EXERCISE DETAILS => Retype the whole listing, please, keeping every line exact and dropping the pictures.

_____

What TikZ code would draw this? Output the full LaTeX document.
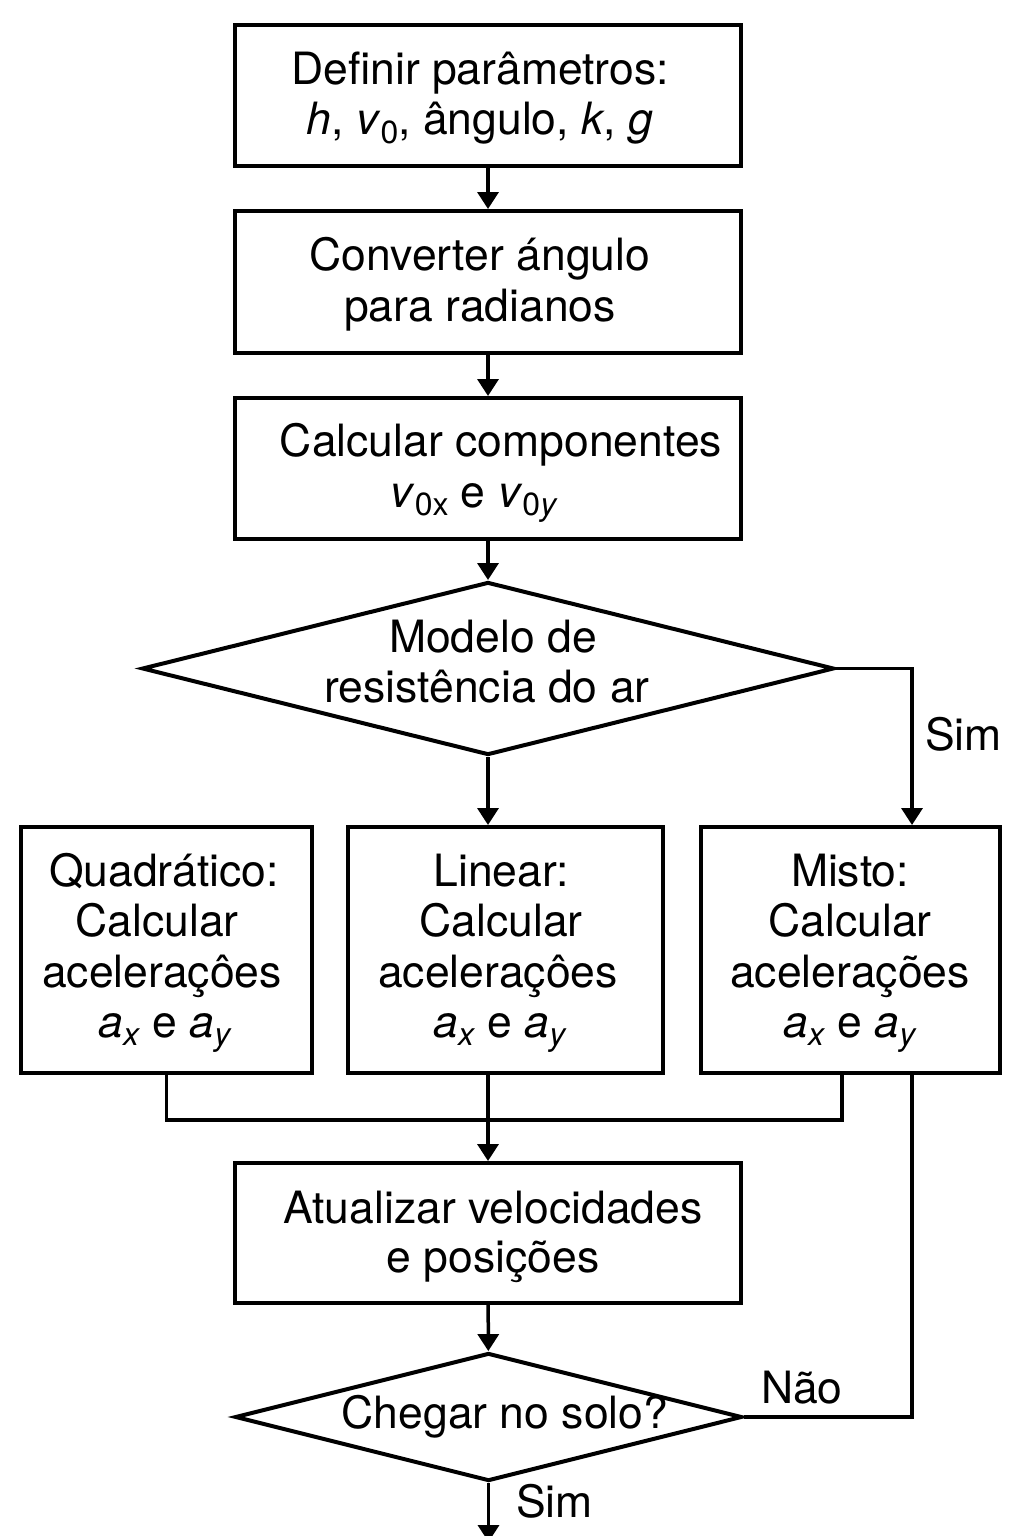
\documentclass[tikz,border=0pt]{standalone}
\usepackage{fontspec}
\setmainfont{TeX Gyre Heros}
\usetikzlibrary{arrows.meta,shapes.geometric}
\newcommand{\sbs}[1]{\raisebox{-0.2em}{\fontsize{32}{32}\selectfont #1}}
\begin{document}
\begin{tikzpicture}[x=1pt,y=-1pt,
  box/.style={draw, rectangle, line width=4pt, inner sep=0pt},
  dec/.style={draw, diamond, line width=4pt, inner sep=0pt},
  txt/.style={anchor=base, inner sep=0pt, font=\fontsize{44.5}{50}\selectfont},
  lbl/.style={anchor=base west, inner sep=0pt, font=\fontsize{44.5}{50}\selectfont},
  con/.style={line width=3.5pt},
  arr/.style={con, -{Triangle[length=17pt,width=21pt]}}]
\fill[white] (0,0) rectangle (1024,1536);
\useasboundingbox (0,0) rectangle (1024,1536);
% shapes
\node[box, minimum width=506pt, minimum height=141pt] (b1) at (488,95.5) {};
\node[box, minimum width=506pt, minimum height=142pt] (b2) at (488,282) {};
\node[box, minimum width=506pt, minimum height=141pt] (b3) at (488,468.5) {};
\node[dec, minimum width=692pt, minimum height=173pt] (d1) at (488,668.5) {};
\node[box, minimum width=291pt, minimum height=246pt] (q) at (166.5,950) {};
\node[box, minimum width=315pt, minimum height=246pt] (l) at (505.5,950) {};
\node[box, minimum width=299pt, minimum height=246pt] (m) at (850.5,950) {};
\node[box, minimum width=506pt, minimum height=140pt] (u) at (488,1233) {};
\node[dec, minimum width=507pt, minimum height=128pt] (d2) at (488.5,1417) {};
% texts
\node[txt] (t1a) at (480,85) {Definir parâmetros:};
\node[txt] (t1b) at (480,135) {\textit{h}, \textit{v}\sbs{0}, ângulo, \textit{k}, \textit{g}};
\node[txt] (t2a) at (480,270) {Converter ángulo};
\node[txt] (t2b) at (480,321) {para radianos};
\node[txt] (t3a) at (501,456) {Calcular componentes};
\node[txt] (t3b) at (474,507) {\textit{v}\sbs{0x} e \textit{v}\sbs{0\textit{y}}};
\node[txt] (t4a) at (493,652) {Modelo de};
\node[txt] (t4b) at (487,702) {resistência do ar};
\node[txt] (tqa) at (164,886) {Quadrático:};
\node[txt] (tqb) at (157,936) {Calcular};
\node[txt] (tqc) at (162,987) {aceleraçôes};
\node[txt] (tqd) at (165,1037) {\textit{a}\sbs{\textit{x}} e \textit{a}\sbs{\textit{y}}};
\node[txt] (tla) at (501,886) {Linear:};
\node[txt] (tlb) at (501,936) {Calcular};
\node[txt] (tlc) at (498,987) {aceleraçôes};
\node[txt] (tld) at (500,1037) {\textit{a}\sbs{\textit{x}} e \textit{a}\sbs{\textit{y}}};
\node[txt] (tma) at (850,886) {Misto:};
\node[txt] (tmb) at (850,936) {Calcular};
\node[txt] (tmc) at (850,987) {acelerações};
\node[txt] (tmd) at (850,1037) {\textit{a}\sbs{\textit{x}} e \textit{a}\sbs{\textit{y}}};
\node[txt] (tua) at (493,1223) {Atualizar velocidades};
\node[txt] (tub) at (493,1272) {e posições};
\node[txt] (td2) at (505,1428) {Chegar no solo?};
\node[lbl] (sim1) at (925,750) {Sim};
\node[lbl] (nao) at (761,1403) {Não};
\node[lbl] (sim2) at (516,1517) {Sim};
% helper coordinates
\coordinate (mx) at (912,0);
\coordinate (mxl) at (842,0);
\coordinate (mergeY) at (0,1120);
\coordinate (endpt) at (488.5,1542);
% connectors
\draw[arr] (b1) -- (b2);
\draw[arr] (b2) -- (b3);
\draw[arr] (b3) -- (d1);
\draw[arr] (d1.south) -- (d1.south |- l.north);
\draw[arr] (d1.east) -| (mx |- m.north);
\draw[con] (q.south) -- (q.south |- mergeY) -| (mxl |- m.south);
\draw[arr] (u.north |- l.south) -- (u.north);
\draw[con] (d2.east) -| (mx |- m.south);
\draw[arr] (u) -- (d2);
\draw[arr] (d2.south) -- (endpt);
\end{tikzpicture}
\end{document}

_____

REPLY TO THE EXERCISE =>
What TikZ code would draw this? Output the full LaTeX document.
\documentclass[tikz,border=0pt]{standalone}
\usepackage{fontspec}
\setmainfont{TeX Gyre Heros}
\usetikzlibrary{arrows.meta,shapes.geometric}
\newcommand{\sbs}[1]{\raisebox{-0.2em}{\fontsize{32}{32}\selectfont #1}}
\begin{document}
\begin{tikzpicture}[x=1pt,y=-1pt,
  box/.style={draw, rectangle, line width=4pt, inner sep=0pt},
  dec/.style={draw, diamond, line width=4pt, inner sep=0pt},
  txt/.style={anchor=base, inner sep=0pt, font=\fontsize{44.5}{50}\selectfont},
  lbl/.style={anchor=base west, inner sep=0pt, font=\fontsize{44.5}{50}\selectfont},
  con/.style={line width=3.5pt},
  arr/.style={con, -{Triangle[length=17pt,width=21pt]}}]
\fill[white] (0,0) rectangle (1024,1536);
\useasboundingbox (0,0) rectangle (1024,1536);
% shapes
\node[box, minimum width=506pt, minimum height=141pt] (b1) at (488,95.5) {};
\node[box, minimum width=506pt, minimum height=142pt] (b2) at (488,282) {};
\node[box, minimum width=506pt, minimum height=141pt] (b3) at (488,468.5) {};
\node[dec, minimum width=692pt, minimum height=173pt] (d1) at (488,668.5) {};
\node[box, minimum width=291pt, minimum height=246pt] (q) at (166.5,950) {};
\node[box, minimum width=315pt, minimum height=246pt] (l) at (505.5,950) {};
\node[box, minimum width=299pt, minimum height=246pt] (m) at (850.5,950) {};
\node[box, minimum width=506pt, minimum height=140pt] (u) at (488,1233) {};
\node[dec, minimum width=507pt, minimum height=128pt] (d2) at (488.5,1417) {};
% texts
\node[txt] (t1a) at (480,85) {Definir parâmetros:};
\node[txt] (t1b) at (480,135) {\textit{h}, \textit{v}\sbs{0}, ângulo, \textit{k}, \textit{g}};
\node[txt] (t2a) at (480,270) {Converter ángulo};
\node[txt] (t2b) at (480,321) {para radianos};
\node[txt] (t3a) at (501,456) {Calcular componentes};
\node[txt] (t3b) at (474,507) {\textit{v}\sbs{0x} e \textit{v}\sbs{0\textit{y}}};
\node[txt] (t4a) at (493,652) {Modelo de};
\node[txt] (t4b) at (487,702) {resistência do ar};
\node[txt] (tqa) at (164,886) {Quadrático:};
\node[txt] (tqb) at (157,936) {Calcular};
\node[txt] (tqc) at (162,987) {aceleraçôes};
\node[txt] (tqd) at (165,1037) {\textit{a}\sbs{\textit{x}} e \textit{a}\sbs{\textit{y}}};
\node[txt] (tla) at (501,886) {Linear:};
\node[txt] (tlb) at (501,936) {Calcular};
\node[txt] (tlc) at (498,987) {aceleraçôes};
\node[txt] (tld) at (500,1037) {\textit{a}\sbs{\textit{x}} e \textit{a}\sbs{\textit{y}}};
\node[txt] (tma) at (850,886) {Misto:};
\node[txt] (tmb) at (850,936) {Calcular};
\node[txt] (tmc) at (850,987) {acelerações};
\node[txt] (tmd) at (850,1037) {\textit{a}\sbs{\textit{x}} e \textit{a}\sbs{\textit{y}}};
\node[txt] (tua) at (493,1223) {Atualizar velocidades};
\node[txt] (tub) at (493,1272) {e posições};
\node[txt] (td2) at (505,1428) {Chegar no solo?};
\node[lbl] (sim1) at (925,750) {Sim};
\node[lbl] (nao) at (761,1403) {Não};
\node[lbl] (sim2) at (516,1517) {Sim};
% helper coordinates
\coordinate (mx) at (912,0);
\coordinate (mxl) at (842,0);
\coordinate (mergeY) at (0,1120);
\coordinate (endpt) at (488.5,1542);
% connectors
\draw[arr] (b1) -- (b2);
\draw[arr] (b2) -- (b3);
\draw[arr] (b3) -- (d1);
\draw[arr] (d1.south) -- (d1.south |- l.north);
\draw[arr] (d1.east) -| (mx |- m.north);
\draw[con] (q.south) -- (q.south |- mergeY) -| (mxl |- m.south);
\draw[arr] (u.north |- l.south) -- (u.north);
\draw[con] (d2.east) -| (mx |- m.south);
\draw[arr] (u) -- (d2);
\draw[arr] (d2.south) -- (endpt);
\end{tikzpicture}
\end{document}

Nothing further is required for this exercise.